Creeping Normalcy
Joe Samnik
Consulting Forensic Arborist with 59 Years' Experience | Named as expert witness in over 1,000 litigated cases | Litigation support | Wrongful death and personal injury valuations
This matter came to me as an insured was named a defendant in a multimilliondollar personal injury claim. The matter regarded a landscape installer who allegedly failed to properly secure a newly installed tree in a new landscape. The tree failed during a significant weather event at a theme park. The theme park was joined in the suit as were other parties.
My retaining defense attorney called me exactly 13 minutes before plaintiff's attorney called me for the same assignment. The stage was set as both law firms had used me in the past, and while there is great capital in working under oath in a scenario where both law firms have used the same expert, there is also great debt associated with the scenario.
The plaintiff walked from the theme park bus station to her car in an adjoining parking lot. A microburst of foul weather set upon the area. The tree failed and fell upon her. She became a paraplegic for the rest of her life. Daunting indeed.
I examined the subject tree and found new roots had developed, which contradicted testimony that the tree had not yet established in the landscape. The matter then went to many other associated facts. Were the tree braces installed correctly? Should there have been three braces or four installed to hold the tree upright in a secure fashion? The tree industry typically used three braces to support the tree during its establishment period of time; however, an artist’s hand sketch of tree supports in a national publication showed four braces to support a tree during its establishment time. Calls were made to the artist who drew the rendering. The artist claimed there was no reason that four braces were illustrated instead of three braces. Nonetheless, it was obvious that this illustration would go before a jury. An engineer testified that the same structural support could be realized from three braces as could be realized from the use of four braces.
The actual braces used came under close scrutiny by experts involved in this matter. One expert noted that the area at which a unifying anchor brace had been placed was on the wrong side of the above ground support brace. This was a significant discovery, but not as significant as the fact that one nail that connected the anchor with the brace itself had missed its mark completely.

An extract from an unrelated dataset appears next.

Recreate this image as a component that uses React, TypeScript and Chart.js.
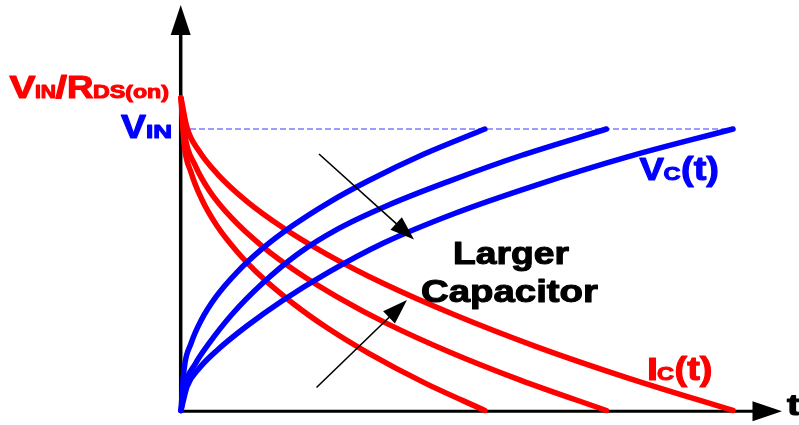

The cork was coming out of plaintiff's champagne bottle.
Mysteriously introduced just before depositions was a 15-second video garnered from Facebook. Someone had taken a picture of their family exiting a theme park bus. In the background was the subject tree. The weather was fierce with driving rain, and the subject tree shook back and forth violently as if being shaken by a giant unseen hand. This excited my curiosity. A tree that fails due to lack of support simply falls to the side of its weakest support system. In this instance, the tree shook back and forth. And the microburst weather event had nothing to do with that fact, as the video clearly showed the winds and driving rain coming from one direction only.
During my deposition, I was presented with photographs that I had yet to review; they had not been turned over during the discovery process. I found myself staring at photographs that I had never seen, except for two: I had seen these photographs; albeit, not of the incident scene, some 25 years prior.
It was during that stage of my involvement with the green industry as a landscape installer and common area maintenance contractor. As such, I had installed and maintained irrigation systems for over two decades, laboring many hours on my hands and knees over numerous irrigation breaks that had to be repaired.
Of particular note, my curiosity was again excited when I noted foam covering the entire area of the subject installed palm tree and its immediate surrounding environment. This foam was a phenomenon caused by the ever-present high pressure of water driving into soils. The high pressure came from the irrigation system source of water that was always in the on position but only worked when an irrigation timeclock told it to do so. Every expert involved in this matter also looked at the same pictures with the foam surrounding the subject tree and its immediate growing environment. And every expert turned the pictures over, moving on to a new picture that might demonstrate the actual cause of failure and thereby substantiate their opinion(s).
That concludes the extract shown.